Minority shareholders now face a critical decision point regarding the privatisation proposal. The RM20 per share offer will need to clear regulatory hurdles, including approval from the Securities Commission Malaysia and Bursa Malaysia, as well as achieving the necessary shareholder vote threshold. In Malaysia's regulatory framework, privatisation bids of this nature typically require support from independent shareholders representing a specified majority, with independent financial advisers tasked with assessing fairness to minority investors. The timeline for completing such transactions can extend across several months once formal proposals are submitted.
The broader context for this move reflects consolidation trends among multinational corporations seeking to streamline their regional corporate structures. Many international groups have found that managing minority public shareholdings in subsidiary companies creates administrative burden while delivering marginal strategic benefits. For Ajinomoto Co Inc, full ownership of the Malaysian operations would align with how the company manages its operations in several other Asian markets where it maintains non-listed or fully consolidated entities.
From a market perspective, AMB shareholders have limited recent trading activity to benchmark the offer against, as thinly traded secondary-listed shares often struggle to establish robust price discovery mechanisms. The RM20 per share offer therefore becomes the primary reference point for evaluating the value proposition, though shareholders may commission independent valuations or seek expert opinions before tendering their holdings. The regulatory process will inevitably hear submissions from both the acquiring company and independent advisers regarding valuation methodologies and comparable transactions in the region.
The Malaysian investor community has witnessed several similar privatisation exercises over the past five years, with varying outcomes regarding shareholder acceptance and regulatory timelines. These precedents suggest that success hinges on perceived fairness of the offer price relative to the company's earnings capacity and asset base. Ajinomoto Malaysia's financial performance, trading history, and competitive positioning within the food additives sector will all feature prominently in regulatory assessments of whether minority investors are receiving adequate consideration.

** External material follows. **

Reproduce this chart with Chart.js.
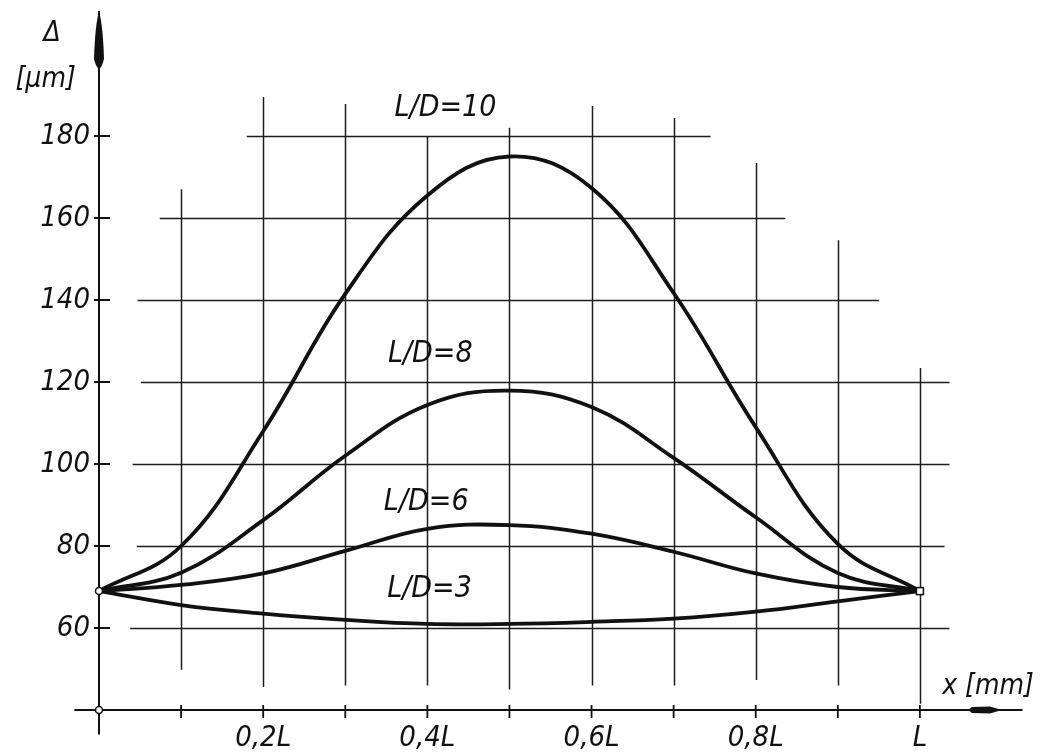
<!DOCTYPE html>
<html>
<head>
<meta charset="utf-8">
<title>Deflection vs position for several L/D</title>
<script src="https://cdn.jsdelivr.net/npm/chart.js@4.4.1/dist/chart.umd.min.js"></script>
<style>
  html, body { margin: 0; padding: 0; background: #fff; }
  canvas { display: block; }
</style>
</head>
<body>
<canvas id="chart" width="1041" height="754"></canvas>
<script>
// positions along the part, in fractions of L
const xPos = [0, 0.1, 0.2, 0.3, 0.4, 0.5, 0.6, 0.7, 0.8, 0.9, 1.0];

// deflection in µm
const ld10 = [69, 80, 108, 141.5, 165.5, 175, 167.3, 141.7, 109, 80.5, 69];
const ld8  = [69, 73.5, 86.3, 102, 114.4, 117.9, 113.9, 101.5, 87, 73.4, 69];
const ld6  = [69, 70.5, 73.3, 78.8, 84.2, 85.1, 83, 78.6, 73.3, 70, 69];
const ld3  = [69, 65.6, 63.5, 62, 61, 61, 61.5, 62.3, 64, 66.5, 69];

const seriesNames = ['L/D=10', 'L/D=8', 'L/D=6', 'L/D=3'];
const yTickValues = [60, 80, 100, 120, 140, 160, 180];
const xTickLabels = ['', '', '0,2L', '', '0,4L', '', '0,6L', '', '0,8L', '', 'L'];

const FONT = '"DejaVu Sans Condensed", "DejaVu Sans", sans-serif';
const INK = '#111';

function toPoints(vals) {
  return xPos.map((x, i) => ({ x: x, y: vals[i] }));
}

// hand drawn grid: each line only runs part of the way
const hGrid = [
  { at: 180, from: 0.18, to: 0.745 },
  { at: 160, from: 0.074, to: 0.836 },
  { at: 140, from: 0.047, to: 0.95 },
  { at: 120, from: 0.051, to: 1.036 },
  { at: 100, from: 0.041, to: 1.036 },
  { at: 80, from: 0.046, to: 1.03 },
  { at: 60, from: 0.038, to: 1.036 }
];
const vGrid = [
  { at: 0.1, from: 49.8, to: 167 },
  { at: 0.2, from: 45.6, to: 189.5 },
  { at: 0.3, from: 46, to: 187.8 },
  { at: 0.4, from: 46, to: 180 },
  { at: 0.5, from: 45, to: 182 },
  { at: 0.6, from: 46, to: 187.3 },
  { at: 0.7, from: 46, to: 184.4 },
  { at: 0.8, from: 47.3, to: 173.4 },
  { at: 0.9, from: 46, to: 154.6 },
  { at: 1.0, from: 41.5, to: 123.4 }
];

const sketch = {
  id: 'sketch',
  beforeDatasetsDraw(chart) {
    const { ctx, scales: { x, y } } = chart;
    ctx.save();
    ctx.strokeStyle = '#1c1c1c';
    ctx.lineWidth = 1.5;
    hGrid.forEach(g => {
      const py = Math.round(y.getPixelForValue(g.at)) + 0.5;
      ctx.beginPath();
      ctx.moveTo(x.getPixelForValue(g.from), py);
      ctx.lineTo(x.getPixelForValue(g.to), py);
      ctx.stroke();
    });
    vGrid.forEach(g => {
      const px = Math.round(x.getPixelForValue(g.at)) + 0.5;
      ctx.beginPath();
      ctx.moveTo(px, y.getPixelForValue(g.from));
      ctx.lineTo(px, y.getPixelForValue(g.to));
      ctx.stroke();
    });
    ctx.restore();
  },
  afterDraw(chart) {
    const { ctx, scales: { x, y } } = chart;
    const x0 = x.getPixelForValue(0);
    const y0 = y.getPixelForValue(40);
    ctx.save();
    ctx.strokeStyle = INK;
    ctx.fillStyle = INK;

    // axes
    ctx.lineWidth = 2;
    ctx.beginPath();
    ctx.moveTo(x0, y.getPixelForValue(34));
    ctx.lineTo(x0, y.getPixelForValue(210.5));
    ctx.moveTo(x.getPixelForValue(-0.03), y0);
    ctx.lineTo(x.getPixelForValue(1.125), y0);
    ctx.stroke();

    // arrow heads (long thin spindles, like the drawing)
    const yTop = y.getPixelForValue(210.5);
    ctx.beginPath();
    ctx.moveTo(x0, yTop);
    ctx.quadraticCurveTo(x0 + 4, yTop + 15, x0 + 5, yTop + 48);
    ctx.quadraticCurveTo(x0 + 3, yTop + 56, x0, yTop + 58);
    ctx.quadraticCurveTo(x0 - 3, yTop + 56, x0 - 5, yTop + 48);
    ctx.quadraticCurveTo(x0 - 4, yTop + 15, x0, yTop);
    ctx.fill();
    const xEnd = x.getPixelForValue(1.1);
    ctx.beginPath();
    ctx.moveTo(xEnd, y0);
    ctx.lineTo(xEnd - 12, y0 - 3.5);
    ctx.lineTo(xEnd - 30, y0 - 3);
    ctx.lineTo(xEnd - 34, y0);
    ctx.lineTo(xEnd - 30, y0 + 3);
    ctx.lineTo(xEnd - 12, y0 + 3.5);
    ctx.closePath();
    ctx.fill();

    // tick marks crossing the axes
    ctx.lineWidth = 1.8;
    ctx.beginPath();
    yTickValues.forEach(v => {
      const py = y.getPixelForValue(v);
      ctx.moveTo(x0 - 5, py);
      ctx.lineTo(x0 + 11, py);
    });
    xPos.slice(1).forEach(v => {
      const px = x.getPixelForValue(v);
      ctx.moveTo(px, y0 - 5);
      ctx.lineTo(px, y0 + 8);
    });
    ctx.stroke();

    // start / end markers
    ctx.lineWidth = 1.5;
    ctx.fillStyle = '#fff';
    [[0, 69], [0, 40]].forEach(([vx, vy]) => {
      ctx.beginPath();
      ctx.arc(x.getPixelForValue(vx), y.getPixelForValue(vy), 3.5, 0, Math.PI * 2);
      ctx.fill();
      ctx.stroke();
    });
    const ex = x.getPixelForValue(1), ey = y.getPixelForValue(69);
    ctx.fillRect(ex - 3.5, ey - 3.5, 7, 7);
    ctx.strokeRect(ex - 3.5, ey - 3.5, 7, 7);

    // curve labels and axis titles
    ctx.fillStyle = INK;
    ctx.textBaseline = 'middle';
    ctx.textAlign = 'left';
    ctx.font = 'italic 30px ' + FONT;
    const labelAt = [[0.36, 186.7], [0.352, 126.8], [0.347, 90.8], [0.351, 69.5]];
    seriesNames.forEach((name, i) => {
      ctx.fillText(name, x.getPixelForValue(labelAt[i][0]), y.getPixelForValue(labelAt[i][1]));
    });
    ctx.textAlign = 'center';
    ctx.font = 'italic 28px ' + FONT;
    ctx.fillText('Δ', x.getPixelForValue(-0.057), y.getPixelForValue(205));
    ctx.fillText('[μm]', x.getPixelForValue(-0.065), y.getPixelForValue(193.7));
    ctx.fillText('x [mm]', x.getPixelForValue(1.083), y.getPixelForValue(45.6));
    ctx.restore();
  }
};

const curveStyle = {
  borderColor: INK,
  borderWidth: 3.8,
  pointRadius: 0,
  fill: false,
  tension: 0.4
};

new Chart(document.getElementById('chart'), {
  type: 'line',
  data: {
    datasets: [
      { label: seriesNames[0], data: toPoints(ld10), ...curveStyle },
      { label: seriesNames[1], data: toPoints(ld8), ...curveStyle },
      { label: seriesNames[2], data: toPoints(ld6), ...curveStyle },
      { label: seriesNames[3], data: toPoints(ld3), ...curveStyle }
    ]
  },
  options: {
    responsive: false,
    animation: false,
    layout: { padding: { left: 0, top: 54, right: 39, bottom: 0 } },
    plugins: { legend: { display: false }, tooltip: { enabled: false } },
    scales: {
      x: {
        type: 'linear',
        min: 0,
        max: 1.1,
        grid: { display: false, drawTicks: false },
        border: { display: false },
        afterFit(scale) { scale.height = 44; },
        ticks: {
          stepSize: 0.1,
          autoSkip: false,
          maxRotation: 0,
          padding: 11,
          color: INK,
          font: { family: FONT, size: 29, style: 'italic' },
          callback: v => xTickLabels[Math.round(v * 10)] || ''
        }
      },
      y: {
        min: 40,
        max: 200,
        grid: { display: false, drawTicks: false },
        border: { display: false },
        afterFit(scale) { scale.width = 99; },
        ticks: {
          stepSize: 20,
          padding: 9,
          color: INK,
          font: { family: FONT, size: 29, style: 'italic' },
          callback: v => yTickValues.includes(Math.round(v)) ? Math.round(v) : ''
        }
      }
    }
  },
  plugins: [sketch]
});
</script>
</body>
</html>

Regional competitors and market observers will monitor this transaction closely, as it carries implications for how multinational parents approach minority holdings across Southeast Asia. Should the privatisation proceed smoothly, it may encourage other foreign-listed companies with minority-held subsidiaries in Malaysia to pursue similar consolidation strategies. Conversely, if regulatory scrutiny becomes protracted or shareholder resistance emerges, it might signal a more cautious approach to such transactions in future cycles.

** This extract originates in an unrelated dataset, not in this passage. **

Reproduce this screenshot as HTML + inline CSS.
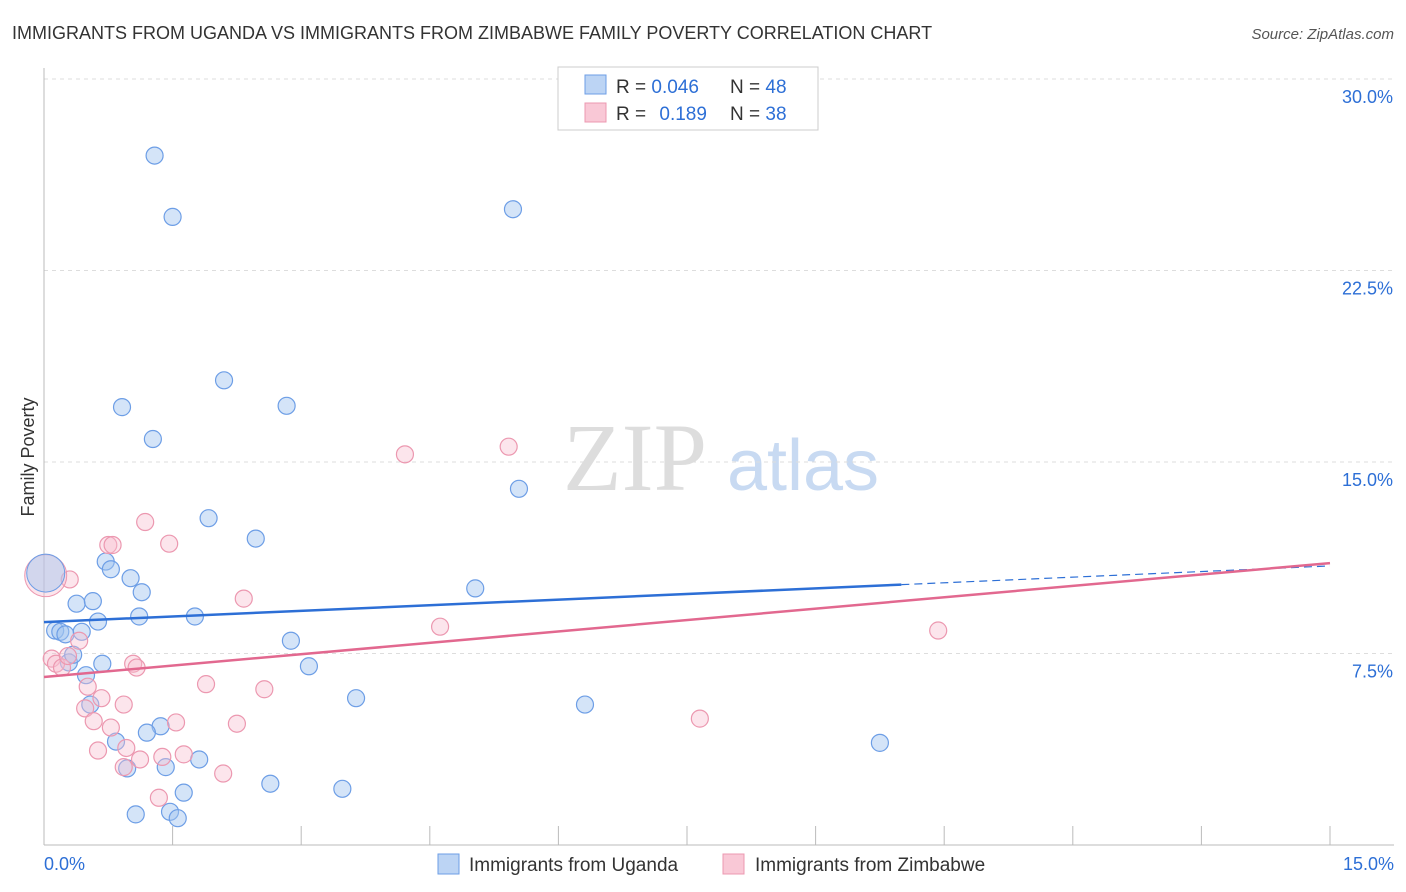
<!DOCTYPE html>
<html><head><meta charset="utf-8"><style>
body{margin:0;background:#fff;font-family:"Liberation Sans",sans-serif;}
#wrap{position:relative;width:1406px;height:892px;overflow:hidden}
</style></head><body>
<div id="wrap">
<svg id="svg" width="1406" height="892" xmlns="http://www.w3.org/2000/svg">
<text x="12" y="39" font-size="18" fill="#333">IMMIGRANTS FROM UGANDA VS IMMIGRANTS FROM ZIMBABWE FAMILY POVERTY CORRELATION CHART</text>
<text x="1394" y="39" font-size="15" fill="#555" font-style="italic" text-anchor="end">Source: ZipAtlas.com</text>
<text x="34" y="457" font-size="18" fill="#333" text-anchor="middle" transform="rotate(-90 34 457)">Family Poverty</text>
<g><text x="635" y="490" font-size="96" fill="#ddd" font-family="Liberation Serif,serif" text-anchor="middle">ZIP</text><text x="803" y="490" font-size="72" fill="#c8daf2" text-anchor="middle">atlas</text></g>
<g id="grid"></g><g id="axes"></g><g id="pts"></g><g id="lines"></g>
<g>
<rect x="558" y="67" width="260" height="63" fill="#fff" stroke="#ccc"/>
<rect x="585" y="75" width="21" height="19" fill="#bcd4f4" stroke="#6d9ee6"/>
<rect x="585" y="103" width="21" height="19" fill="#f9c8d6" stroke="#ec98b0"/>
<text x="616" y="93" font-size="19" fill="#333">R = <tspan fill="#2d6fd6">0.046</tspan></text>
<text x="730" y="93" font-size="19" fill="#333">N = <tspan fill="#2d6fd6">48</tspan></text>
<text x="616" y="120" font-size="19" fill="#333">R = <tspan fill="#2d6fd6" dx="8">0.189</tspan></text>
<text x="730" y="120" font-size="19" fill="#333">N = <tspan fill="#2d6fd6">38</tspan></text>
</g>
<g>
<rect x="438" y="854" width="21" height="20" fill="#bcd4f4" stroke="#6d9ee6"/>
<text x="469" y="871" font-size="19" fill="#333">Immigrants from Uganda</text>
<rect x="723" y="854" width="21" height="20" fill="#f9c8d6" stroke="#ec98b0"/>
<text x="755" y="871" font-size="19" fill="#333">Immigrants from Zimbabwe</text>
</g>
<text x="44" y="870" font-size="18" fill="#2d6fd6">0.0%</text>
<text x="1394" y="870" font-size="18" fill="#2d6fd6" text-anchor="end">15.0%</text>
</svg>
</div>
<script>
const yTicks=[7.5,15,22.5,30];
const yTickLabels=["7.5%","15.0%","22.5%","30.0%"];
const xTicks=[0,1.5,3,4.5,6,7.5,9,10.5,12,13.5,15];
const ugX=[1.29,1.50,5.47,2.10,0.91,2.83,1.27,5.54,1.92,2.47,0.72,0.78,1.01,1.14,5.03,0.38,0.57,1.11,1.76,0.63,0.13,0.19,0.25,0.44,2.88,0.29,0.34,0.68,3.09,0.49,0.54,3.64,6.31,0.84,1.36,1.20,9.75,0.97,1.42,1.81,2.64,1.63,3.48,1.07,1.47,1.56];
const ugY=[27.0,24.6,24.9,18.2,17.15,17.2,15.9,13.95,12.8,12.0,11.1,10.8,10.45,9.9,10.05,9.45,9.55,8.95,8.95,8.75,8.4,8.35,8.25,8.35,8.0,7.15,7.45,7.1,7.0,6.65,5.5,5.75,5.5,4.05,4.65,4.4,4.0,3.0,3.05,3.35,2.4,2.05,2.2,1.2,1.3,1.05];
const zwX=[4.21,5.42,1.18,1.46,0.75,0.80,0.30,2.33,4.62,10.43,0.41,0.09,0.14,0.21,0.28,1.04,1.08,0.51,1.89,2.57,0.67,0.93,0.48,0.58,1.54,2.25,7.65,0.78,0.96,0.63,1.63,1.38,1.12,0.93,2.09,1.34];
const zwY=[15.3,15.6,12.65,11.8,11.75,11.75,10.4,9.65,8.55,8.4,8.0,7.3,7.1,6.95,7.4,7.1,6.95,6.2,6.3,6.1,5.75,5.5,5.35,4.85,4.8,4.75,4.95,4.6,3.8,3.7,3.55,3.45,3.35,3.05,2.8,1.85];
const bigX=[0.02], bigUgY=[10.65], bigZwY=[10.55];
const ugTrend=[8.73,10.93], zwTrend=[6.58,11.04], ugSolidEnd=[10.0];
const NS="http://www.w3.org/2000/svg";
const X=v=>44+v/15*1286, Y=v=>845-v/30*766;
function mk(p,t,a){const e=document.createElementNS(NS,t);for(const k in a)e.setAttribute(k,a[k]);document.getElementById(p).appendChild(e);return e;}
yTicks.forEach((t,i)=>{
 const l=mk('grid','line',{x1:44,x2:1394,y1:Y(t),y2:Y(t),stroke:'#ddd','stroke-dasharray':'4 4'});
 
 
 const tx=mk('grid','text',{x:1393,y:Y(t)+24,'font-size':18,fill:'#2d6fd6','text-anchor':'end'});
 tx.textContent=yTickLabels[i];
 
 
});
const ya=mk('axes','line',{x1:44,x2:44,y1:68,y2:845,stroke:'#bbb'});


const xa=mk('axes','line',{x1:44,x2:1394,y1:845,y2:845,stroke:'#bbb'});


xTicks.forEach(t=>{const l=mk('axes','line',{x1:X(t),x2:X(t),y1:826,y2:845,stroke:'#bbb'});
 
 });
ugX.forEach((x,i)=>{const c=mk('pts','circle',{cx:X(x),cy:Y(ugY[i]),r:8.5,fill:'rgba(160,196,240,0.45)',stroke:'#6d9ee6','stroke-width':1.2});
 
 });
zwX.forEach((x,i)=>{const c=mk('pts','circle',{cx:X(x),cy:Y(zwY[i]),r:8.5,fill:'rgba(248,190,208,0.4)',stroke:'#ec98b0','stroke-width':1.2});
 
 });
const b1=mk('pts','circle',{cx:X(bigX[0]),cy:Y(bigZwY[0]),r:21,fill:'rgba(248,190,208,0.4)',stroke:'#ec98b0'});


const b2=mk('pts','circle',{cx:X(bigX[0]),cy:Y(bigUgY[0]),r:19,fill:'rgba(160,196,240,0.45)',stroke:'#6d9ee6'});


const f=(tr,x)=>tr[0]+(tr[1]-tr[0])*x/15;
const l1=mk('lines','line',{x1:X(0),y1:Y(ugTrend[0]),x2:X(ugSolidEnd[0]),y2:Y(f(ugTrend,ugSolidEnd[0])),stroke:'#2d6fd6','stroke-width':2.5});


const l2=mk('lines','line',{x1:X(ugSolidEnd[0]),y1:Y(f(ugTrend,ugSolidEnd[0])),x2:X(15),y2:Y(ugTrend[1]),stroke:'#2d6fd6','stroke-width':1.2,'stroke-dasharray':'8 5'});


const l3=mk('lines','line',{x1:X(0),y1:Y(zwTrend[0]),x2:X(15),y2:Y(zwTrend[1]),stroke:'#e2688f','stroke-width':2.5});


</script>
</body></html>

For Ajinomoto Co Inc's broader Asian strategy, full ownership of the Malaysian operations would represent a significant step toward tighter regional control. The company has been investing in manufacturing capacity and distribution infrastructure across Southeast Asia to capitalize on growing demand for food additives and seasonings in developing economies. Removing the public listing constraint would enable faster strategic decision-making and allow the parent company to redeploy capital from AMB toward higher-growth initiatives elsewhere in the region or globally.
The implications for Malaysian capital markets are more subtle but meaningful. Each privatisation removes another company from the listed equity universe, gradually reshaping the composition of Bursa Malaysia. While large-cap companies remain well-represented, secondary listings increasingly concentrate among family-owned enterprises and domestically focused businesses, with multinational subsidiaries trending toward delisting. This structural evolution continues to shift the profile of Malaysia's public markets, potentially influencing where foreign investors allocate capital within the region.
Stakeholders including employees of Ajinomoto Malaysia will likely view this development with interest regarding operational continuity and employment stability. Privatisation typically does not trigger immediate restructuring, but it does grant the parent company greater flexibility to reallocate functions or consolidate operations with other regional entities over time. Unions and worker representatives may seek guarantees of employment protection as part of the process, though such assurances fall outside the formal privatisation mechanics.
The path forward requires Ajinomoto Co Inc to navigate Malaysia's regulatory framework with precision, securing approvals from relevant authorities while demonstrating to minority shareholders that the offer reflects fair value. Whether the RM20 per share offer succeeds in persuading investors to tender their holdings will ultimately determine the timeline and structure of the delisting process.